Застывает над сновидением – сновидением, в котором вдоль берега с бешеной скоростью несется черный автомобиль, выписывая гремящие спирали, застывает над Антибами и Кап-Мартеном, над Ниццей и Ла-Тюрби – узким изгибом Гранд-Корниш.

Время остановилось и давит на ущелья между голыми скалами, на цветочные поляны, пронизывает горячий запах далекого глубокого моря, соли, луга, тимьяна и знойного африканского ветра.

Лежать, лежать, долго-долго лежать, а потом встать и идти назад – вечером, когда тени ущелий набрасываются, словно стая темных волков на светлых псов автомобильных фар, – вечером, неизменно вечером, когда ряды фонарей больших бульваров исполинскими дугами спускаются к морю, – вечером, когда сумерки растворяются в темной синеве, темной, как мягкий, кожаный, иссиня-черный бумажник, – вечером, всегда вечером, когда сливаются в едином крике рев мотора, шум дороги, вой ветра и шелест леса.

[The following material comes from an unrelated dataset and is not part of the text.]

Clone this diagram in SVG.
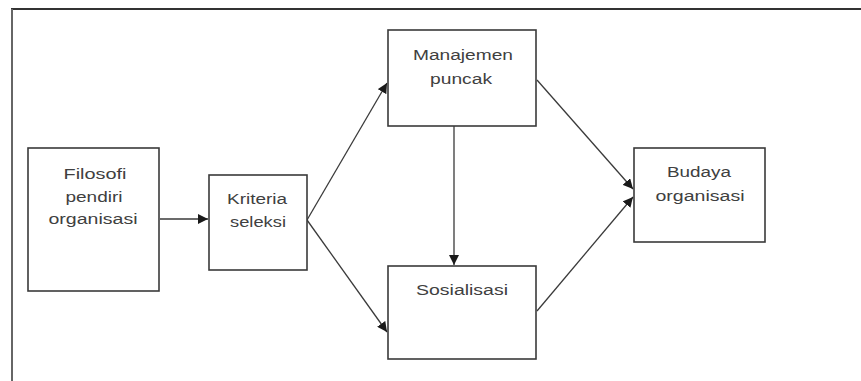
<svg xmlns="http://www.w3.org/2000/svg" width="861" height="381" viewBox="0 0 861 381">
<style>
.box{fill:#fff;stroke:#3a3a3a;stroke-width:1.6}
.t{font-family:"Liberation Sans",Arial,sans-serif;font-size:15.5px;fill:#404040;text-anchor:middle}
.c{stroke:#3a3a3a;stroke-width:1.3;fill:none;marker-end:url(#ah)}
</style>
<defs>
<marker id="ah" viewBox="0 0 10 10" refX="10" refY="5" markerWidth="10" markerHeight="10" markerUnits="userSpaceOnUse" orient="auto">
<path d="M0,0 L10,5 L0,10 z" fill="#1a1a1a"/>
</marker>
</defs>
<rect width="861" height="381" fill="#fff"/>
<g id="frame">
<line x1="11" y1="9" x2="861" y2="9" stroke="#333" stroke-width="2"/>
<line x1="12" y1="9" x2="12" y2="381" stroke="#666" stroke-width="2"/>
</g>
<g id="connectors">
<line class="c" x1="160" y1="219" x2="208" y2="219"/>
<line class="c" x1="307" y1="220" x2="387" y2="83"/>
<line class="c" x1="307" y1="220" x2="387" y2="332"/>
<line class="c" x1="454" y1="126" x2="454" y2="265"/>
<line class="c" x1="537" y1="80" x2="633" y2="189"/>
<line class="c" x1="537" y1="311" x2="633" y2="197"/>
</g>
<g id="filosofi">
<rect class="box" x="28" y="148" width="131" height="143"/>
<text class="t" x="95" y="179" textLength="63" lengthAdjust="spacingAndGlyphs">Filosofi</text>
<text class="t" x="94" y="202" textLength="57" lengthAdjust="spacingAndGlyphs">pendiri</text>
<text class="t" x="93" y="224" textLength="89" lengthAdjust="spacingAndGlyphs">organisasi</text>
</g>
<g id="kriteria">
<rect class="box" x="209" y="175" width="98" height="95"/>
<text class="t" x="257" y="204" textLength="60" lengthAdjust="spacingAndGlyphs">Kriteria</text>
<text class="t" x="258" y="227" textLength="56" lengthAdjust="spacingAndGlyphs">seleksi</text>
</g>
<g id="manajemen">
<rect class="box" x="388" y="30" width="148" height="96"/>
<text class="t" x="463" y="60" textLength="100" lengthAdjust="spacingAndGlyphs">Manajemen</text>
<text class="t" x="461" y="84" textLength="62" lengthAdjust="spacingAndGlyphs">puncak</text>
</g>
<g id="sosialisasi">
<rect class="box" x="388" y="266" width="148" height="93"/>
<text class="t" x="462" y="295" textLength="92" lengthAdjust="spacingAndGlyphs">Sosialisasi</text>
</g>
<g id="budaya">
<rect class="box" x="634" y="148" width="131" height="94"/>
<text class="t" x="699" y="177" textLength="64" lengthAdjust="spacingAndGlyphs">Budaya</text>
<text class="t" x="700" y="201" textLength="89" lengthAdjust="spacingAndGlyphs">organisasi</text>
</g>
</svg>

Ах, вечером, вечером – вечером.

Уже скоро.

Эмилю Людвигу

Нордвейк-ан-Зее, июнь 1931

Дорогой и глубокоуважаемый господин Людвиг!

Только сегодня, спустя полгода, меня догнала часть моей почты, которая до сих пор была мне недоступна, – и поэтому только сегодня испытал я великую радость, получив Ваши дружеские слова о моей второй книге*, отправленные мне на Новый год.

Уже два года я живу в состоянии глубокой подавленности, а временами меня охватывают приступы отчаяния, и я бегу от людей, бегу от самого себя и от жизни – как хотелось бы мне обрести завершенность, ясность, отчетливость, но это невероятно трудно. Порой мне кажется, что уже поздно, и в такой тяжелый момент я получаю письма – такие, как Ваше. Они помогают мне снова обрести веру в себя, веру, которая жила во мне много лет назад, до войны. Я очень рад, что получил Ваше письмо именно сейчас, и очень радуюсь тому, что это письмо именно от Вас. Я не в состоянии объяснить почему, ибо я не умею говорить о себе – просто поверьте, что Вы подарили мне нечто особенное.

Я желаю Вам всего наилучшего в вашей большой и важной работе. Сердечная благодарность и самый сердечный привет от Вашего

Эриха Марии Ремарка.

Рут Альбу

Порто-Ронко, 22.06.1932

Мне очень трудно тебе отвечать. Что еще я могу сказать? Словами можно лишь все испортить. Я могу сказать: я не знаю, – я могу сказать, что у меня такое чувство, будто я наткнулся на медленно тающую льдину, – я могу сказать, что, наверное, я несчастлив, но этого я не хочу знать, – я могу сказать: да, я морально неустойчив, я устал, и так ни к чему до сих пор не приступил, – я могу сказать: да, возможно, я не способен любить, но кто сильнее меня желал бы полюбить, – я могу сказать: уйди от меня, отойди прочь, я не гожусь на роль человека, который порывисто и безоглядно бросается в омут, я всегда здесь лишь отчасти, я слишком мелок, я только беру, но не отдаю.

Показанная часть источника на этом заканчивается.